LEVELS - central labs - hardware would be three levels/vintages (e.g.. 3rd -166 2nd -233 1st -266)

- levels 1 & 2 labs and servers would be upgraded yearly

- level 3 labs would be replaced after 3 years

- central labs - software would be two levels/vintages (e.g.. 2nd - current version, 1st - version old)

- private labs - should try to stay as current as possible

SYSTEMS - central and private labs - computers would be purchased through RFP -- taking into consideration support issues.

SUPPORT

- SERVER - central and private - operating systems and backups would be overseen by CCS

- Super Servers would be used to reduce human resource requirements, cost to private labs would be prorated for server acquisition

- access from RIN to servers would be 100 Mbps

- access from workstation to server would be 10 Mbps

- APPLICATIONS - applications would reside on server(s) and standards for access would be implemented

- committee would determine applications - where possible standardization would occur.

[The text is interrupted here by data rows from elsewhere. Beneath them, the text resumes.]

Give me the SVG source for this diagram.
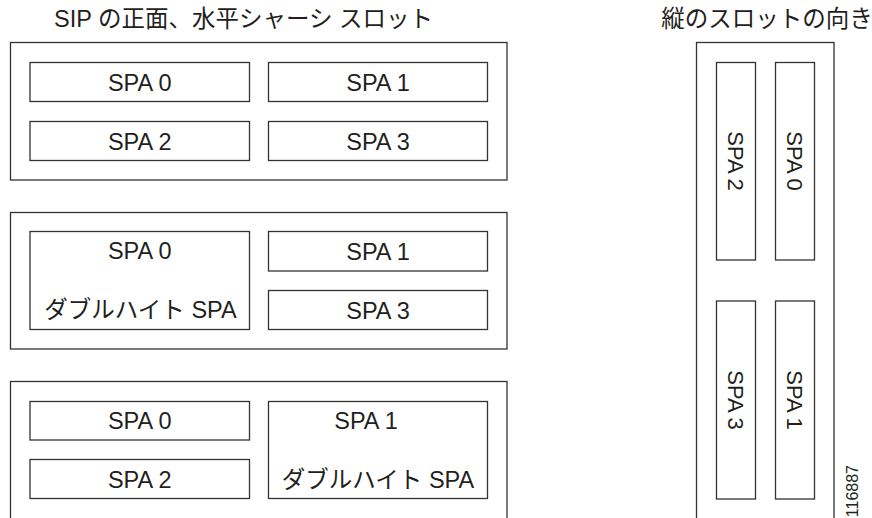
<svg xmlns="http://www.w3.org/2000/svg" width="872" height="518" viewBox="0 0 872 518">
<style>
.box{fill:#fff;stroke:#333;stroke-width:1.3}
.t{font-family:"Liberation Sans","Noto Sans CJK JP",Arial,sans-serif;font-size:23.5px;fill:#231f20;text-anchor:middle}
.v{font-size:22px}
.title{font-family:"Liberation Sans","Noto Sans CJK JP",Arial,sans-serif;font-size:23.5px;fill:#231f20;text-anchor:middle}
.num{font-family:"Liberation Sans",Arial,sans-serif;font-size:16px;fill:#231f20;text-anchor:end}
</style>
<rect width="872" height="518" fill="#fff"/>
<text class="title" x="243.5" y="27">SIP の正面、水平シャーシ スロット</text>
<text class="title" x="767" y="27">縦のスロットの向き</text>

<g id="chassis1">
<rect class="box" x="10.5" y="42.5" width="496.5" height="137.5"/>
<g id="c1-spa0"><rect class="box" x="30" y="62.5" width="219.5" height="39"/><text class="t" x="139.7" y="91">SPA 0</text></g>
<g id="c1-spa1"><rect class="box" x="268.5" y="62.5" width="219" height="39"/><text class="t" x="378" y="91">SPA 1</text></g>
<g id="c1-spa2"><rect class="box" x="30" y="121.5" width="219.5" height="39"/><text class="t" x="139.7" y="149.5">SPA 2</text></g>
<g id="c1-spa3"><rect class="box" x="268.5" y="121.5" width="219" height="39"/><text class="t" x="378" y="149.5">SPA 3</text></g>
</g>

<g id="chassis2">
<rect class="box" x="10.5" y="212.5" width="496.5" height="136.5"/>
<g id="c2-spa0"><rect class="box" x="30" y="231.5" width="219.5" height="98"/><text class="t" x="139.7" y="259">SPA 0</text><text class="t" x="140.5" y="318">ダブルハイト SPA</text></g>
<g id="c2-spa1"><rect class="box" x="268.5" y="231.5" width="219" height="39.5"/><text class="t" x="378" y="260">SPA 1</text></g>
<g id="c2-spa3"><rect class="box" x="268.5" y="290.5" width="219" height="39"/><text class="t" x="378" y="318.5">SPA 3</text></g>
</g>

<g id="chassis3">
<rect class="box" x="10.5" y="381.5" width="496.5" height="150"/>
<g id="c3-spa0"><rect class="box" x="30" y="401.5" width="219.5" height="38.5"/><text class="t" x="139.7" y="429">SPA 0</text></g>
<g id="c3-spa2"><rect class="box" x="30" y="459.5" width="219.5" height="39"/><text class="t" x="139.7" y="488">SPA 2</text></g>
<g id="c3-spa1"><rect class="box" x="268.5" y="401.5" width="219" height="97"/><text class="t" x="366" y="428.5">SPA 1</text><text class="t" x="378" y="488">ダブルハイト SPA</text></g>
</g>

<g id="vertical">
<rect class="box" x="696.5" y="42.5" width="137.5" height="490"/>
<g id="v-spa2"><rect class="box" x="716.5" y="62.5" width="39" height="197.5"/><text class="t v" transform="translate(735.5,161) rotate(90)" y="8">SPA 2</text></g>
<g id="v-spa0"><rect class="box" x="775.5" y="62.5" width="39" height="197.5"/><text class="t v" transform="translate(794.5,161) rotate(90)" y="8">SPA 0</text></g>
<g id="v-spa3"><rect class="box" x="716.5" y="301" width="39" height="198"/><text class="t v" transform="translate(735.5,400) rotate(90)" y="8">SPA 3</text></g>
<g id="v-spa1"><rect class="box" x="775.5" y="301" width="39" height="198"/><text class="t v" transform="translate(794.5,400) rotate(90)" y="8">SPA 1</text></g>
</g>

<text class="num" transform="translate(858,465) rotate(-90)">116887</text>
<g id="connectors"></g>
</svg>
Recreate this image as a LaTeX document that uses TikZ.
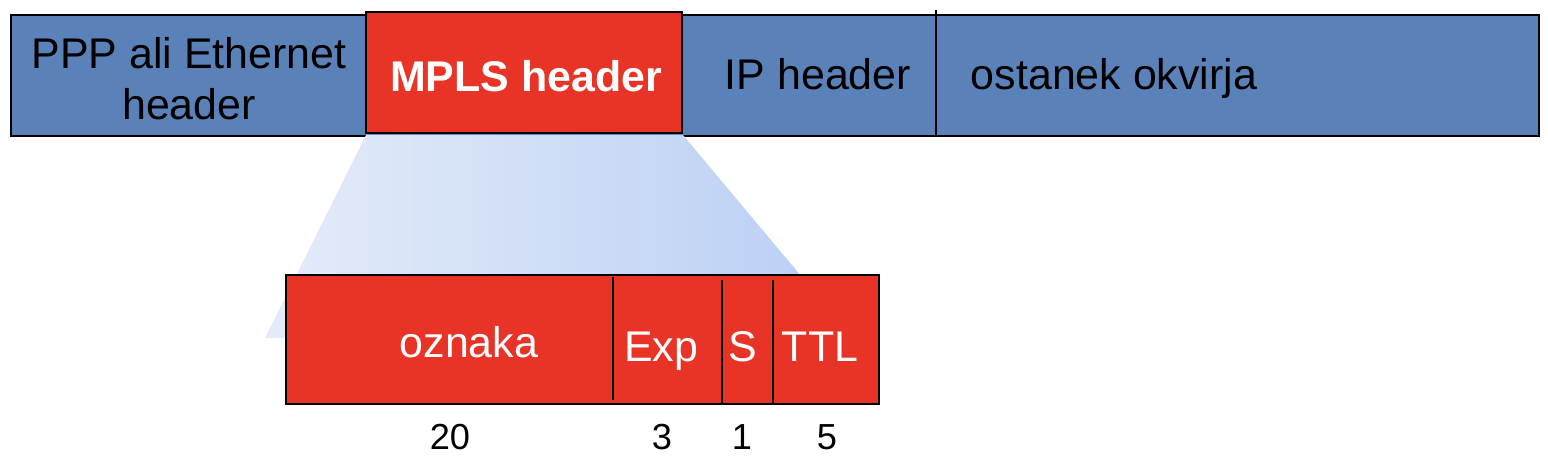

- central - applications would be overseen by CCS

- private - applications would be overseen by schools

- WORKSTNS - repairs would be overseen by CCS

- ADVISING - central - overseen by CCS

- private - overseen by schools

- USAGE - central labs - would be timetabled, requirements would come from committee

- committee would determine percentage used for teaching versus drop-in, some may be drop-in only.

- private labs - would be encouraged to allow schools without private labs to use if unused time slots where available

PROS: - due to standardization for hardware and software -- costs will be lower.

- due to using Super Servers and CCS overseeing back-ups -- a higher level of dependability will exist.

CONS: - schools with private labs may resent giving up control over servers and applications.

- currency level of private labs depends on funds available.

- have and have nots continues to exist between faculties and schools.

- "poorer" schools will not be able to merge computing into their curriculums as they may wish due to limited funds.